"Cos’hanno in comune telefoni cellulari, piccole macchine cittadine, acquisto della prima casa e beni di lusso? Risposta: le donne giapponesi". Questo l’incipit di uno studio rivoluzionario pubblicato da Kathy Matsui, analista della Goldman Sachs che dieci anni fa per prima elaborò una nuova teoria economica, quella del potenziale delle donne nell’economia di un Paese, e coniò il termine "womenomics". Poi ripreso e rilanciato due anni fa dall’Economist, al quale erroneamente spesso ne si attribuisce la paternità.
Il termine sintetizza in maniera efficace e "ad effetto" – così come un’altra espressione utilizzata sempre dalla geniale Matsui: "il potere della borsetta" (The power of the purse) – una teoria economica ben precisa e documentata. Maggiori tassi di occupazione femminile non solo non interferiscono con i tassi di fertilità (vedere anche il post: Tre domande a Daniela Del Boca, che ne parla) ma anzi hanno un effetto positivo sul prodotto interno lordo (pil) nazionale perché creano ricchezza, tramite un maggior reddito disponibile e quindi una maggior capacità di spesa, e garantiscono un progressivo miglioramento della situazione socio-economica delle singole famiglie, tramite una crescente grado di istruzione. Allora Matsui calcolò che in Giappone un incremento del lavoro femminile avrebbe potuto avere un effetto di 0,3 punti base sulla crescita tendenziale del pil (da 1,2 a 1,5%) e aumentare di quasi il 6% (5,8%) il reddito disponibile delle famiglie per i successivi 20 anni.

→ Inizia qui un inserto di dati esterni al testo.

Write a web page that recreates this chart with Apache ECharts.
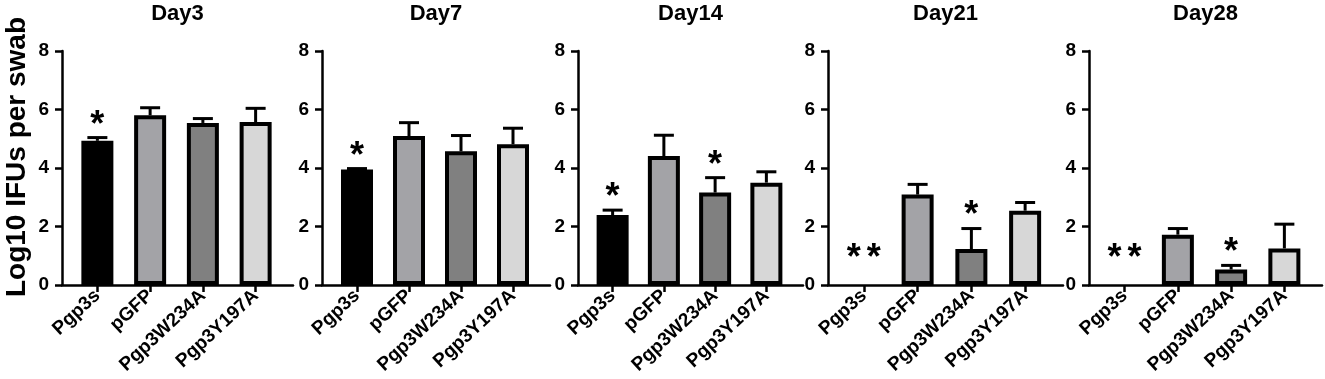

In attesa di riuscire a parlare con quella che considero un pilastro di questa nuova teoria economica (e una vera e propria Giovanna D’Arco dei nostri tempi, considerando che dieci anni fa l’idea di considerare le donne una risorse economica fu un’innovazione assoluta e suscitò pareri e reazioni molto contrastanti a livello politico in Giappone) ecco qui lo storico report e qualche dettaglio in più. Download womenomics2-pdf.pdf
L’analista di Goldma Sachs ha dimostrato in questo report del ’99, numeri alla mano, come in molti settori dove il pubblico di riferimento era femminile i tassi di crescita registrati siano stati molto superiori alla media del mercato. E come anche in nicchie considerate di appannaggio maschile – come i motori o le case – in realtà le donne erano diventate un acquirente importante.
Matsui avanzava quindi delle raccomandazioni di tipo economico e politico che sono lucide anticipazioni di tutto ciò di cui si discute ancora oggi, dieci anni dopo. Come: aumentare il tasso di natalità migliorano le infrastrutture per l’infanzia; introdurre un regime fiscale favorevole alle famiglie, un’ antesignano quoziente famigliare; facilitare la conciliazione dei tempi con un sistema di congedo parentale più efficace; incentivare l’avanzamento professionale delle donne e – qui davvero mi sorprende la sua lucidità e preveggenza – analizzare il tema della conflittualità tra donne nel mondo del lavoro, stimolando invece la loro collaborazione.
Alla fine dello studio aveva comparato l’andamento in Borsa delle compagnie con un’alta percentuale di impiegate donne a quello delle società dove l’occupazione femminile era invece ridotta, dimostrando come le prime avessero "fatto meglio delle seconde". E lo aveva concluso con un’altra epica frase che ancora oggi sembra rivoluzionaria: "buy the Female economy", ovvero consigliava agli investitori di credere e scommettere sulle società con forte presenza femminile.